— RECORDS SUPPLIED —
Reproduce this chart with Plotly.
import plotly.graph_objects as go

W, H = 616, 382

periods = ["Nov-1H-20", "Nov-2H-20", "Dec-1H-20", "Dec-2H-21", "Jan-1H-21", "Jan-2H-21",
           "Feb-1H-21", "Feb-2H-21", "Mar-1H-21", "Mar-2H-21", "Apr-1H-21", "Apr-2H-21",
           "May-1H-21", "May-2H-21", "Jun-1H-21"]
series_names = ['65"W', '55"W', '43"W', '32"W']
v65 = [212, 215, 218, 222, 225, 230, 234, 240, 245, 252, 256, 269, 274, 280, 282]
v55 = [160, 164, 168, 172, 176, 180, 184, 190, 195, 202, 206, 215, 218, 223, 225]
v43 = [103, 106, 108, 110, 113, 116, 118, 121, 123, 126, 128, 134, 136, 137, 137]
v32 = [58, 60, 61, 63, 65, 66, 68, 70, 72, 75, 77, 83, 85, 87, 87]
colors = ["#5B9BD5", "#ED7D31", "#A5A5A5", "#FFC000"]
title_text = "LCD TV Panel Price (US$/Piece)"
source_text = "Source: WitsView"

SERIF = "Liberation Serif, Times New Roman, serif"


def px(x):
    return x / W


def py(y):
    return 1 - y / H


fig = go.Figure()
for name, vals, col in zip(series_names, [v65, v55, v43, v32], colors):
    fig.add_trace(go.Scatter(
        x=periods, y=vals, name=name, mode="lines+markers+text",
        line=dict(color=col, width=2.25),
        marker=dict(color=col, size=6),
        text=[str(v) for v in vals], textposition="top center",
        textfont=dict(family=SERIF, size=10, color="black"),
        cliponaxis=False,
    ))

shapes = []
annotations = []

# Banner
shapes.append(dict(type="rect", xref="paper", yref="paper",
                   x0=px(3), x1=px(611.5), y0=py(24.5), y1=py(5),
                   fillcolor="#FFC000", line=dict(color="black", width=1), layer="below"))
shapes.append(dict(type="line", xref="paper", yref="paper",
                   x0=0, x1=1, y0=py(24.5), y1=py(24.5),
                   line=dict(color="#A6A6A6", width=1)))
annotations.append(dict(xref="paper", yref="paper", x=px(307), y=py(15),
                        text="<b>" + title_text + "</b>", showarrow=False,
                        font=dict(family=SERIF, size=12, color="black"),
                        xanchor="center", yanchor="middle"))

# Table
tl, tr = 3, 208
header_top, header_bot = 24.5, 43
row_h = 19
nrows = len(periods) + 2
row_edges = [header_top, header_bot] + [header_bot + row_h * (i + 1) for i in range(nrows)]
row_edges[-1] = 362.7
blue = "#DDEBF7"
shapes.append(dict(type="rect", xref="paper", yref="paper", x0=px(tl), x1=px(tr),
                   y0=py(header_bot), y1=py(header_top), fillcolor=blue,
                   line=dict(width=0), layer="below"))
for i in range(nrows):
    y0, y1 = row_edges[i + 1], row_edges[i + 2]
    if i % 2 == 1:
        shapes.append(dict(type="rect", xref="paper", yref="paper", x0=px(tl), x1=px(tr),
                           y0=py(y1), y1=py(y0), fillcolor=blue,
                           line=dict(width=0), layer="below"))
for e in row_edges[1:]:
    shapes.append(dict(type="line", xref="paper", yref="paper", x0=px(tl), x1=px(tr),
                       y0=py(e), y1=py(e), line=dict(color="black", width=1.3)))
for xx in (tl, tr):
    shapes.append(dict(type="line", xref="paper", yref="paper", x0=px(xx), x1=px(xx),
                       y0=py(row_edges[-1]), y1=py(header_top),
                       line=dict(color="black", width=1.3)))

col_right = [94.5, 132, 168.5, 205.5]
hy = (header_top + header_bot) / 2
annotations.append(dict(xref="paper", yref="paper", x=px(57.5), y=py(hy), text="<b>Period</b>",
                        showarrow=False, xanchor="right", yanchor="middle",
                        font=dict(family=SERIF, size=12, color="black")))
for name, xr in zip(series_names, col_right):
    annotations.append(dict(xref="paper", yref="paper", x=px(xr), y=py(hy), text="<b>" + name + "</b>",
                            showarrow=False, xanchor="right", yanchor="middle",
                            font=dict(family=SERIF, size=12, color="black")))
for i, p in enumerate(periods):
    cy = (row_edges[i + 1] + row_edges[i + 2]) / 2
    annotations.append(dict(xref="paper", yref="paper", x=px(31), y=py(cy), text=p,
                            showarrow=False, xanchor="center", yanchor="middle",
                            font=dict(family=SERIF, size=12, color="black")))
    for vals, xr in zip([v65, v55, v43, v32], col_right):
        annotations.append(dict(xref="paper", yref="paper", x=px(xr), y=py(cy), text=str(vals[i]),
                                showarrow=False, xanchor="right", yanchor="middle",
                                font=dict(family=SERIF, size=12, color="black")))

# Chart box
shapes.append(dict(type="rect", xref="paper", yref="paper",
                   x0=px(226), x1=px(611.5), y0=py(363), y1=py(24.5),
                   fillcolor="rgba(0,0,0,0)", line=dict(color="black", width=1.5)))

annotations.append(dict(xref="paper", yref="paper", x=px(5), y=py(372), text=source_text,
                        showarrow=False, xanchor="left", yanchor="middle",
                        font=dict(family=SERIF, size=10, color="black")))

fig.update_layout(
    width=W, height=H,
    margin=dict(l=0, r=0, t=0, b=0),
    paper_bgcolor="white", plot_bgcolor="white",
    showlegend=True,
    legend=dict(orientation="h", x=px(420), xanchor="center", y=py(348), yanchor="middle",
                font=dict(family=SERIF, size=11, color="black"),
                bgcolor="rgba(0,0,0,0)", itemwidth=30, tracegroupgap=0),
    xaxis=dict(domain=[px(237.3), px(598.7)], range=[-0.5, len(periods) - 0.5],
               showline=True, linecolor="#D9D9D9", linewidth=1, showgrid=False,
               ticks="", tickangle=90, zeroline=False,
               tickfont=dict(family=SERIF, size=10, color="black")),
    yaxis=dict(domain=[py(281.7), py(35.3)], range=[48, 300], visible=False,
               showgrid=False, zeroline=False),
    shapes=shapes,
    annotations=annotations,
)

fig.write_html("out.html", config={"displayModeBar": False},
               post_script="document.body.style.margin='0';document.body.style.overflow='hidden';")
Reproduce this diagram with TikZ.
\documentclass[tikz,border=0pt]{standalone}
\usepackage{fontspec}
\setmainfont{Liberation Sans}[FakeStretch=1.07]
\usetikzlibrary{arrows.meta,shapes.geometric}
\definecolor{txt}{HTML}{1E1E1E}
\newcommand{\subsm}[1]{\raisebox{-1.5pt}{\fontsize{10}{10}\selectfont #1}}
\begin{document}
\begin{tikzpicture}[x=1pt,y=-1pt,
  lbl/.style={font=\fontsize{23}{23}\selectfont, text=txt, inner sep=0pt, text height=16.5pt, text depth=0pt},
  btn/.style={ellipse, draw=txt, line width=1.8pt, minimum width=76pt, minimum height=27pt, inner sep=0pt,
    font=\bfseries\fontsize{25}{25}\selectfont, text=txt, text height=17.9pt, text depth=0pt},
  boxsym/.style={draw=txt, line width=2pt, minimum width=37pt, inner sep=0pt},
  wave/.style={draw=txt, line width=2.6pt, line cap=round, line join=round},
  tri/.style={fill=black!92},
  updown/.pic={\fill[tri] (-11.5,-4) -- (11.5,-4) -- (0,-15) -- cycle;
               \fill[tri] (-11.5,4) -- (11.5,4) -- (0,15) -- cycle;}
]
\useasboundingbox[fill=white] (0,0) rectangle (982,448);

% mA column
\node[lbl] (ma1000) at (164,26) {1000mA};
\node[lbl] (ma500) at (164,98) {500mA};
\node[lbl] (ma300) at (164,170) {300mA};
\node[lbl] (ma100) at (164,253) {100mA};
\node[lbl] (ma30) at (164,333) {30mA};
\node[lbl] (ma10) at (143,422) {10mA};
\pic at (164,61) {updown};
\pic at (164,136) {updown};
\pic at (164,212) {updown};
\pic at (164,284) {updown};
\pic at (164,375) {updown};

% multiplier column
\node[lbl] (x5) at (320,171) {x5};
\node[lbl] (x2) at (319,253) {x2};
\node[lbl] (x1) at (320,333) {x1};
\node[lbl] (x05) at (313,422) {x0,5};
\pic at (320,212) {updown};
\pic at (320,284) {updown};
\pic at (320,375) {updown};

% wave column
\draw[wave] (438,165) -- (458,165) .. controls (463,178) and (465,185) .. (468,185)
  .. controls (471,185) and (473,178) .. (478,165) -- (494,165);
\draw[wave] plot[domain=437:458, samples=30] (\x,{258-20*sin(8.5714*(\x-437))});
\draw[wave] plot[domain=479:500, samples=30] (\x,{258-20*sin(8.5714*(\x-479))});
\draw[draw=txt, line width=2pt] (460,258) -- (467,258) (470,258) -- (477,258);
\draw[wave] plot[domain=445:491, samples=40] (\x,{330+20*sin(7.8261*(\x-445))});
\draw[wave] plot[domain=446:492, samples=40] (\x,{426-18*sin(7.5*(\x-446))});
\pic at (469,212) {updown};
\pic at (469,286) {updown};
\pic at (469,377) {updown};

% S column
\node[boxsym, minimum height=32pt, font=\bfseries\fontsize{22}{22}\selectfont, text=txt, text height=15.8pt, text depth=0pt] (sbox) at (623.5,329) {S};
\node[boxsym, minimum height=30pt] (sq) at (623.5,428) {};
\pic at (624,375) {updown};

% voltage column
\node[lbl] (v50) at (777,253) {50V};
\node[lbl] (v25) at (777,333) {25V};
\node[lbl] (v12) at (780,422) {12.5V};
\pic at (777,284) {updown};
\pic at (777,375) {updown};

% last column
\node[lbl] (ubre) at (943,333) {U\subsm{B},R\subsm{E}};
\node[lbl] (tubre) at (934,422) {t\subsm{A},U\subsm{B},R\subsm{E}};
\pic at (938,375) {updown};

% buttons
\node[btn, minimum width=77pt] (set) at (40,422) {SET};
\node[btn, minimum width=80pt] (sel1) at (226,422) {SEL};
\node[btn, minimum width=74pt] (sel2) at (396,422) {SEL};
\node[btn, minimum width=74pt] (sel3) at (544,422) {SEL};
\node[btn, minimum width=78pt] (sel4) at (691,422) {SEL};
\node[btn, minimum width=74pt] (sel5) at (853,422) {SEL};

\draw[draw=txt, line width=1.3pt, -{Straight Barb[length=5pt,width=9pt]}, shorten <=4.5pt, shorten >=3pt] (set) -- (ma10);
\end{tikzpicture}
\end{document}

— TASK DESCRIPTION —
Only the lines from the opening of the material through the line with "annotations = []" should be echoed, exactly as written.

— TASK RESPONSE —
Reproduce this chart with Plotly.
import plotly.graph_objects as go

W, H = 616, 382

periods = ["Nov-1H-20", "Nov-2H-20", "Dec-1H-20", "Dec-2H-21", "Jan-1H-21", "Jan-2H-21",
           "Feb-1H-21", "Feb-2H-21", "Mar-1H-21", "Mar-2H-21", "Apr-1H-21", "Apr-2H-21",
           "May-1H-21", "May-2H-21", "Jun-1H-21"]
series_names = ['65"W', '55"W', '43"W', '32"W']
v65 = [212, 215, 218, 222, 225, 230, 234, 240, 245, 252, 256, 269, 274, 280, 282]
v55 = [160, 164, 168, 172, 176, 180, 184, 190, 195, 202, 206, 215, 218, 223, 225]
v43 = [103, 106, 108, 110, 113, 116, 118, 121, 123, 126, 128, 134, 136, 137, 137]
v32 = [58, 60, 61, 63, 65, 66, 68, 70, 72, 75, 77, 83, 85, 87, 87]
colors = ["#5B9BD5", "#ED7D31", "#A5A5A5", "#FFC000"]
title_text = "LCD TV Panel Price (US$/Piece)"
source_text = "Source: WitsView"

SERIF = "Liberation Serif, Times New Roman, serif"


def px(x):
    return x / W


def py(y):
    return 1 - y / H


fig = go.Figure()
for name, vals, col in zip(series_names, [v65, v55, v43, v32], colors):
    fig.add_trace(go.Scatter(
        x=periods, y=vals, name=name, mode="lines+markers+text",
        line=dict(color=col, width=2.25),
        marker=dict(color=col, size=6),
        text=[str(v) for v in vals], textposition="top center",
        textfont=dict(family=SERIF, size=10, color="black"),
        cliponaxis=False,
    ))

shapes = []
annotations = []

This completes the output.